In 2006, Singaporean student Karen Poh was sitting in a graduate diploma of journalism course at RMIT University. The topic of the seminar was that everything was changing. Students needed to broaden their ideas about career options. Anyone could publish to the world, and perhaps what they should be doing was finding an audience, and thinking about how to serve it. (Declaration: I was the lecturer.)

Poh and her fellow students were set a class assignment to imagine an online media outlet, including its target audience, and come up with a business plan.

For Poh, the assignment became reality. After graduation she worked for four years for Leader Community Newspapers, while in her spare time she became one of the new generation of journalism-trained media entrepreneurs, starting  the media outlet she first imagined in that assignment — Meld Magazine, an online publication aimed at Melbourne’s international student community. The target audience included students already here, but also prospective students and parents.

Meld is not new. It was incorporated in 2008, but in 2010 Poh took the plunge and started to work full time on her project. As a result, it has taken a leap towards professionalism — publishing more hard news and in October last year hitting a peak of 16,000 unique visitors a month — up from just 3000 in 2008.

Meld Magazine is this week’s New Kid on the Block — the latest indie publication to feature in this Monday series.

Meld does not yet pay journalists. Some of the idealistic students behind Meld can be seen on a YouTube video.

Based in the community space at the Arrow student accommodation in Swanston Street, Carlton,  it is supported by a mix of grants, largely from the City of Melbourne, and relies on volunteer labour, including international students enrolled in media and communications degrees and a constant stream of interns from journalism courses.

Poh has made some discoveries. At first, she was under the impression that what students most wanted was lifestyle information — where to get good cheap food and good cheap fun. Then, last year, she began to publish news and harder-edged features: the problems of international students in the big city, and, one of the most popular, a feature on s-xual health — a topic about which she says many international students need of good, clear information.

Most of the audience for Meld hails from south-east Asia. Poh is keen to spread the magazine’s appeal to other audiences, including India and China and in the long term to expand to other cities.
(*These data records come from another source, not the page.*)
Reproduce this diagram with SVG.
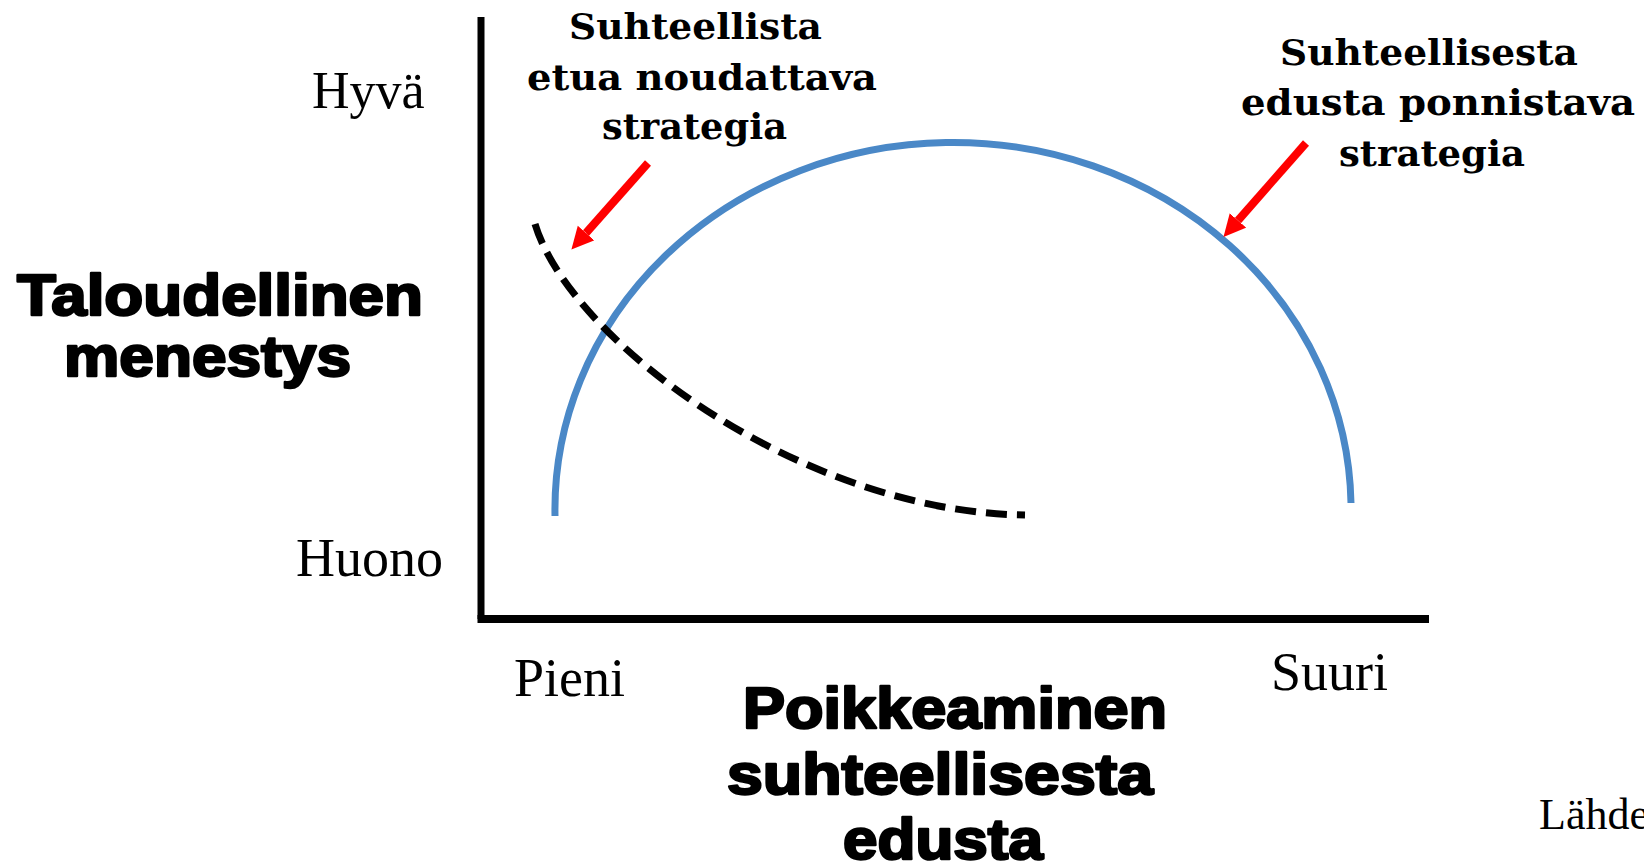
<svg xmlns="http://www.w3.org/2000/svg" width="1644" height="865" viewBox="0 0 1644 865">
<style>
.serif{font-family:"Liberation Serif","Times New Roman",serif;fill:#000}
.bserif{font-family:"DejaVu Serif","Liberation Serif",serif;font-weight:bold;font-size:35px;fill:#000}
.heavy{font-family:"Liberation Sans",Arial,sans-serif;font-weight:bold;font-size:58px;fill:#000;stroke:#000;stroke-width:2.5;stroke-linejoin:round}
.axis{stroke:#000;fill:none}
.arrow{stroke:#ff0000;stroke-width:8;fill:none;marker-end:url(#redhead)}
</style>
<defs>
<marker id="redhead" markerUnits="userSpaceOnUse" markerWidth="24" markerHeight="24" refX="0" refY="11" orient="auto">
<path d="M0,0 L22,11 L0,22 z" fill="#ff0000"/>
</marker>
</defs>
<rect width="1644" height="865" fill="#ffffff"/>

<g id="axes">
<line class="axis" x1="481" y1="17" x2="481" y2="619" stroke-width="7"/>
<line class="axis" x1="477.5" y1="619" x2="1429" y2="619" stroke-width="8"/>
</g>

<g id="y-axis-labels">
<text class="serif" x="312" y="108" font-size="52">Hyvä</text>
<text class="serif" x="296" y="576" font-size="54">Huono</text>
<text class="heavy" x="17" y="315" textLength="406" lengthAdjust="spacingAndGlyphs">Taloudellinen</text>
<text class="heavy" x="64" y="376" textLength="287" lengthAdjust="spacingAndGlyphs">menestys</text>
</g>

<g id="x-axis-labels">
<text class="serif" x="514" y="696" font-size="54">Pieni</text>
<text class="serif" x="1271" y="690" font-size="54">Suuri</text>
<text class="heavy" x="743" y="728" textLength="424" lengthAdjust="spacingAndGlyphs">Poikkeaminen</text>
<text class="heavy" x="727" y="794" textLength="426" lengthAdjust="spacingAndGlyphs">suhteellisesta</text>
<text class="heavy" x="843" y="859" textLength="200" lengthAdjust="spacingAndGlyphs">edusta</text>
</g>

<g id="label-follow">
<text class="bserif" x="569" y="39" textLength="253" lengthAdjust="spacingAndGlyphs">Suhteellista</text>
<text class="bserif" x="527" y="90" textLength="350" lengthAdjust="spacingAndGlyphs">etua noudattava</text>
<text class="bserif" x="602" y="139" textLength="185" lengthAdjust="spacingAndGlyphs">strategia</text>
</g>

<g id="label-deviate">
<text class="bserif" x="1280" y="65" textLength="298" lengthAdjust="spacingAndGlyphs">Suhteellisesta</text>
<text class="bserif" x="1241" y="115" textLength="394" lengthAdjust="spacingAndGlyphs">edusta ponnistava</text>
<text class="bserif" x="1339" y="166" textLength="186" lengthAdjust="spacingAndGlyphs">strategia</text>
</g>

<g id="source">
<text class="serif" x="1539" y="829" font-size="44">Lähde</text>
</g>

<g id="curve-deviate">
<path d="M555,516 A398,367 0 0 1 1351,503" fill="none" stroke="#4a88c7" stroke-width="7"/>
</g>

<g id="curve-follow">
<path d="M535,224 C570,340 800,512 1025,515" fill="none" stroke="#000" stroke-width="7" stroke-dasharray="21 10"/>
</g>

<g id="connectors">
<line class="arrow" x1="648" y1="163" x2="586" y2="233"/>
<line class="arrow" x1="1306" y1="143" x2="1238" y2="220.5"/>
</g>
</svg>
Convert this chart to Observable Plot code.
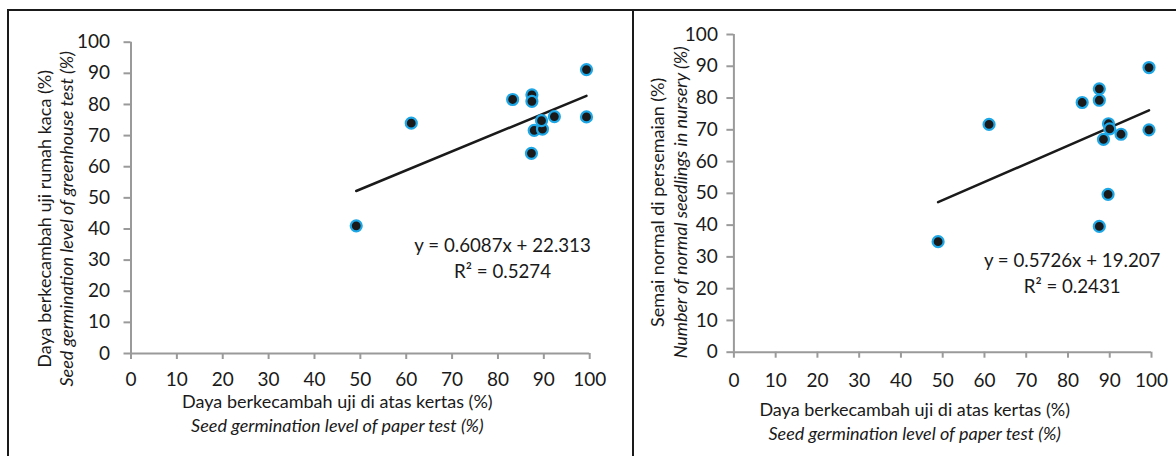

Today, the site carries a chirpily-written piece by Singaporean Shawn Low on what every international student needs to know before coming to Melbourne (key piece of advice — leave the rice cooker at home). There is a news page full of material relevant to international students, most recently a piece by Sumisha Naidu about Malaysian students boycotting Curtin University of Technology for awarding the Malaysian prime minister’s wife with an honorary doctorate (which Crikey reported on Friday).

Under lifestyle, Meld carries a report on the website Asian Dad, which “is a nifty reminder service that will periodically email you to check if you’re meeting your family’s high expectations”. The site allows you to set your own goals, then emails you with parental-style nagging. Then there is Fiona Ren’s guide to Australian slang for dummies. Including the following:

“Both girls and boys are enthusiasts of … ‘barbie’. While most outside Australia may automatically form a mental image of the blonde haired, blue-eyed doll when hearing the word, ‘barbie’ here is in fact a contraction of barbecue. Barbies form a big part of Australian culture, so it might be beneficial for you to remember this term. You’d want to be aware when you actually get an invitation to one.”

And the site shows pictures of students conducting tests for the best instant noodles in town (44 brands of three-minute noodles tested).

This year, Poh decided to experiment some more, by opening up her newsroom to the audience, inviting readers to get involved not only by reading, but by helping stories to build, in a technique reminiscent of some experiments in the USMeld has also published a book — a community cookbook drawing on Carlton’s multicultural community. The site declares:

“Like many grassroots-driven projects, it was a painstaking and messy affair. We broke plates. Had photo shoots redone when we didn’t think they were up to scratch. Returned to the drawing board again and again as we revised the cookbook for the umpteenth time.”

Poh does not yet draw a salary. Her full-time work at Meld is possible thanks to a supportive husband. But the site, she believes, is valuable to advertisers. Recently it started to carry Google ads  from universities, Tiger Airlines, Mycareer.com.au and more. But the Google click-through based revenue stream is hardly handsome. So far, it has earned Meld about $14, Poh estimates.

Poh believes it will take her until 2015 or thereabouts to build Meld to be a self-sustaining website that can pay her a salary and offer media and communications students nationwide work experience, as well as serving its target market nationwide. She admits that to achieve these aims, she needs to acquire more business knowledge, and more experience. But she has no doubt that the site, and its growing audience, is valuable as a service that should be supported, and as a site for advertising.

In the meantime, it offers a lively insight into an often under-exposed and under-reported part of Australian society.